A visit to an allergist revealed that our daughter isn’t outright allergic to eggs, but there is definitely an intolerance to them.  This is very similar to me; as much as I do love eggs, eating them results in some very predictable and consistent results for me, and it took me a long time to realize that the issue was eggs, and not the cereals, the milk or anything else I might have been eating in the mornings, since I’ve had years of being able to eat eggs without incident.

Well apparently, my daughter has inherited the egg intolerance that I developed in my 30’s, but hopefully she’ll grow out if it, as I hope to someday grow out if myself.  The thing is, intolerance isn’t as bad as allergy, as allergies could potentially result in shit like anaphylactic shock or other lethal results, and we’d rather not have to carry $1,200 EpiPens in the house if we don’t have to.  The allergist did suggest to us that we should try eventually, food with egg cooked into it, so that we could introduce egg into her system in combined, smaller applications, to see if she could handle it.

I made some baby-friendly muffins that were full of ingredients that my child has already shown a liking to, like apple, carrot and banana, but egg was also in the ingredient list.  I had our nanny introduce her to a single, less-than-a mini muffin size of a muffin, since she could remain entirely vigilant to her afterward whereas I unfortunately still have to work.

After the first hour, things seemed to be fine, which was good news, as the first time she ate straight scrambled eggs, the projectile vomiting occurred not long afterward.  Our nanny later reported some softer stool, which was worth mentioning as her poops had been fairly firm and consistent throughout the last weeks, so I immediately suspected the egg had something to do with it.

But if soft poops were all that we would have to worry about from cooked-in egg foods, then I would’ve been thrilled, as eggs are delicious and the last thing I want is to deny my child any of the delicious foods of the world.

Naturally, five minutes after our nanny left for the day, the first spit up occurred.  At first, it was just a little blah, something that could’ve just easily be made from being jostled too much.  But since she did get it onto her clothing, I decided that it was time to change her outfit, so that she’s not sitting in bile soaked clothing.  And it was when I put her onto the changing table did things go south real fast, as the throwing up faucet was turned on, and basically everything consumed from earlier in the day began coming back out.

Frankly, this was worse than the first incident in my opinion, because at least then, she barfed like 4-5 times and then it all appeared to be over.  This next hour for me, was 4-5 and then some, but worse off, was the physical demeanor and behavior in my child that freaked me the fuck out, and I didn’t really think twice about taking her to the doctor instead of waiting around and hoping for improvement.  She was very pale and most frighteningly, lethargic, and I wasn’t going to sit idle if she were on the verge of degenerating into something worse.

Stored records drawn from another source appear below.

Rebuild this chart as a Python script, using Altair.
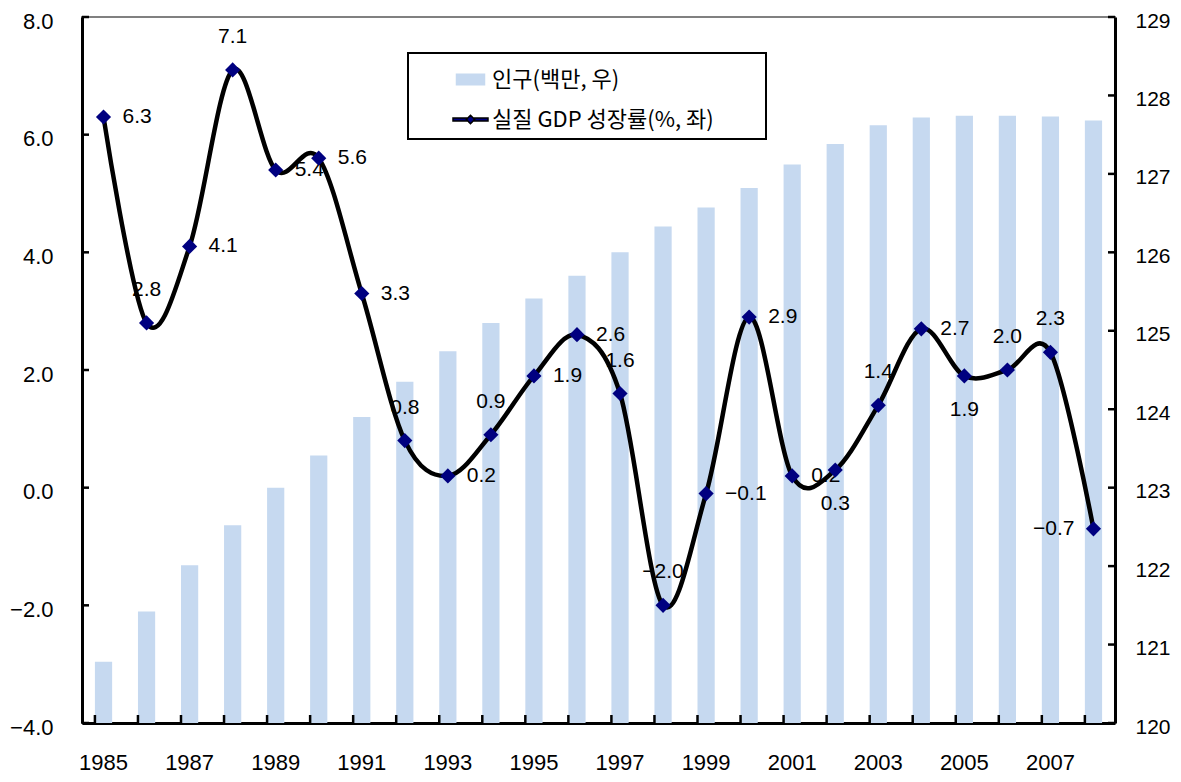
import altair as alt
import pandas as pd

years = list(range(1985, 2009))
population = [120.78, 121.42, 122.01, 122.52, 123.00, 123.41, 123.90, 124.35,
              124.74, 125.10, 125.41, 125.70, 126.00, 126.33, 126.57, 126.82,
              127.12, 127.38, 127.62, 127.72, 127.74, 127.74, 127.73, 127.68]
gdp_growth = [6.3, 2.8, 4.1, 7.1, 5.4, 5.6, 3.3, 0.8, 0.2, 0.9, 1.9, 2.6,
              1.6, -2.0, -0.1, 2.9, 0.2, 0.3, 1.4, 2.7, 1.9, 2.0, 2.3, -0.7]

pop_name = "인구(백만, 우)"
gdp_name = "실질 GDP 성장률(%, 좌)"

left_ticks = [-4, -2, 0, 2, 4, 6, 8]
right_ticks = [120, 121, 122, 123, 124, 125, 126, 127, 128, 129]
year_labels = years[::2]

# label placement groups
above_years = [1986, 1988, 1992, 1994, 1997, 1998, 2003, 2006, 2007]
below_years = [2002, 2005]
left_years = [2008]

df = pd.DataFrame({"year": years, "pop": population, "gdp": gdp_growth})
df["pos"] = ["t" if y in above_years else "b" if y in below_years
             else "l" if y in left_years else "r" for y in years]

FONT = "Liberation Sans"
KFONT = "Noto Sans CJK KR"
W, H = 1033, 706

base = alt.Chart(df)

x_axis = alt.Axis(title=None, values=year_labels, labelAngle=0, ticks=False,
                  tickSize=0, labelPadding=29, labelFontSize=22, labelFont=FONT,
                  labelColor="black", domainColor="black", domainWidth=3)
x_scale = alt.Scale(paddingInner=0.6, paddingOuter=0.3)
x_enc = alt.X("year:O", scale=x_scale, axis=x_axis)

yr_axis = alt.Axis(orient="right", title=None, values=right_ticks, format="d",
                   ticks=False, tickSize=0, labelPadding=20, labelFontSize=21,
                   labelFont=FONT, labelColor="black", labelAlign="left", labelOffset=4,
                   domainColor="black", domainWidth=3, grid=False)
yr_scale = alt.Scale(domain=[120, 129], zero=False, nice=False)

yl_axis = alt.Axis(orient="left", title=None, values=left_ticks, format=".1f",
                   ticks=False, tickSize=0, labelPadding=29, labelFontSize=22,
                   labelFont=FONT, labelColor="black", labelOffset=4,
                   domainColor="black", domainWidth=3, grid=False)
yl_scale = alt.Scale(domain=[-4, 8], zero=False, nice=False)
y_gdp = alt.Y("gdp:Q", scale=yl_scale, axis=yl_axis)

# ---- population group (right axis) ----
bars = base.mark_bar(color="#c6d9f0").encode(
    x=x_enc,
    y=alt.Y("pop:Q", scale=yr_scale, axis=yr_axis),
    y2=alt.datum(120),
)
right_tick_marks = alt.Chart(pd.DataFrame({"pop": right_ticks})).mark_rule(
    color="black", strokeWidth=2.5).encode(
    y=alt.Y("pop:Q", scale=yr_scale, axis=yr_axis), x=alt.value(W), x2=alt.value(W - 7))
bottom_tick_marks = base.mark_rule(color="black", strokeWidth=2.5).encode(
    x=alt.X("year:O", bandPosition=0, scale=x_scale, axis=x_axis),
    y=alt.value(H), y2=alt.value(H - 8))
pop_group = alt.layer(bars, right_tick_marks, bottom_tick_marks)

# ---- GDP group (left axis) ----
left_tick_marks = alt.Chart(pd.DataFrame({"gdp": left_ticks})).mark_rule(
    color="black", strokeWidth=2.5).encode(
    y=y_gdp, x=alt.value(0), x2=alt.value(7))

txt = dict(fontSize=21, font=FONT, color="black", baseline="middle")
text_enc = alt.Text("gdp:Q", format=".1f")
lab_r = base.transform_filter("datum.pos == 'r'").mark_text(align="left", dx=19, **txt).encode(
    x=x_enc, y=y_gdp, text=text_enc)
lab_t = base.transform_filter("datum.pos == 't'").mark_text(align="center", dy=-33, **txt).encode(
    x=x_enc, y=y_gdp, text=text_enc)
lab_b = base.transform_filter("datum.pos == 'b'").mark_text(align="center", dy=34, **txt).encode(
    x=x_enc, y=y_gdp, text=text_enc)
lab_l = base.transform_filter("datum.pos == 'l'").mark_text(align="right", dx=-19, **txt).encode(
    x=x_enc, y=y_gdp, text=text_enc)

line = base.mark_line(color="black", strokeWidth=4.5, interpolate="cardinal").encode(
    x=x_enc, y=y_gdp)
points = base.mark_point(shape="diamond", filled=True, size=230, color="#000080",
                         opacity=1).encode(x=x_enc, y=y_gdp)

gdp_group = alt.layer(left_tick_marks, lab_r, lab_t, lab_b, lab_l, line, points)

# ---- legend ----
rect_path = "M-0.8,-0.3H0.8V0.3H-0.8Z"
line_path = ("M-1,-0.08H-0.2V0.08H-1Z M0.2,-0.08H1V0.08H0.2Z "
             "M0,-0.24L0.24,0L0,0.24L-0.24,0Z")
leg = alt.Legend(orient="none", legendX=326, legendY=36, title=None, padding=8,
                 symbolSize=1225, symbolOffset=36, labelOffset=3, rowPadding=10,
                 strokeColor="black", fillColor="white",
                 labelFont=KFONT, labelFontSize=22, labelColor="black", labelLimit=500,
                 symbolOpacity=1, symbolStrokeWidth=1.5,
                 labelExpr="datum.label + '\u2003\u2003\u200b'")
dom = [pop_name, gdp_name]
legend_df = pd.DataFrame({"series": dom})
legend_layer = alt.Chart(legend_df).mark_point(filled=True, opacity=0, size=1225,
                                                strokeWidth=1.5).encode(
    fill=alt.Fill("series:N", scale=alt.Scale(domain=dom, range=["#c6d9f0", "#000080"]), legend=leg),
    stroke=alt.Stroke("series:N", scale=alt.Scale(domain=dom, range=["#c6d9f0", "#000000"]), legend=leg),
    shape=alt.Shape("series:N", scale=alt.Scale(domain=dom, range=[rect_path, line_path]), legend=leg),
)

chart = alt.layer(pop_group, gdp_group, legend_layer).resolve_scale(
    y="independent").properties(
    width=W, height=H,
    autosize=alt.AutoSizeParams(type="none"),
    padding={"left": 74, "top": 9, "right": 58, "bottom": 57},
).configure_view(stroke="#808080", strokeWidth=2).configure_legend(strokeWidth=2)

chart.save("out.html", embed_options={"renderer": "svg", "actions": False})
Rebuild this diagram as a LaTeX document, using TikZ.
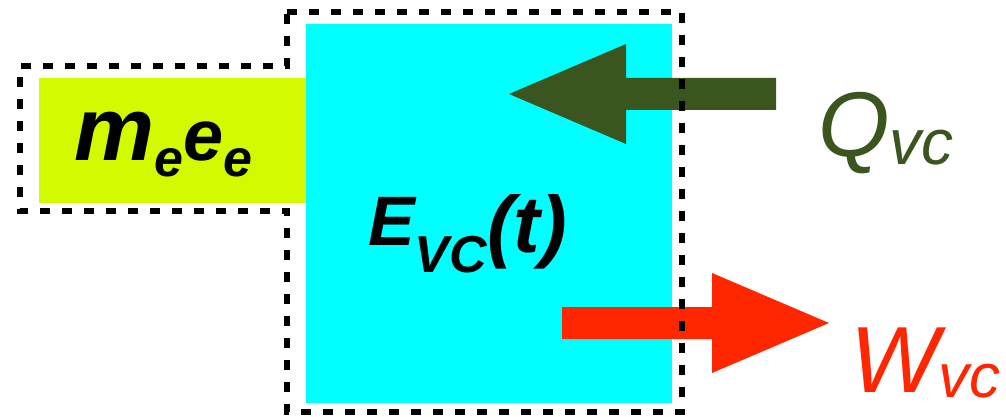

Driving to the doctor was an even more scary experience as I watched her in the baby mirror appearing to drift in and out of consciousness.  Worse was, if anything happened, I’d have to have a lengthy delay of finding somewhere to pull over, get out of the car and rushing to the opposite side to tend to her, and every time her eyes closed and her head lulled to the side, I was scared out of my mind.  Fortunately, we made it to the clinic fairly expediently, and her eyes were open by the time I got her out of the car.

Ultimately, the doctor’s diagnosis was some bad nausea and dehydration on account of all the vomiting.  Obviously, egg is off the table until god knows when, regardless of if anyone gave me a timeline, I think we’re going to stay away from egg and egg products until she’s like 26, and this was an invaluable lesson learned as parents.  As terrible as a lot of the circumstances were, the experience gained was definitely a positive.

But damn, are these the things that definitely make being parents for the first time, truly bonkers at times.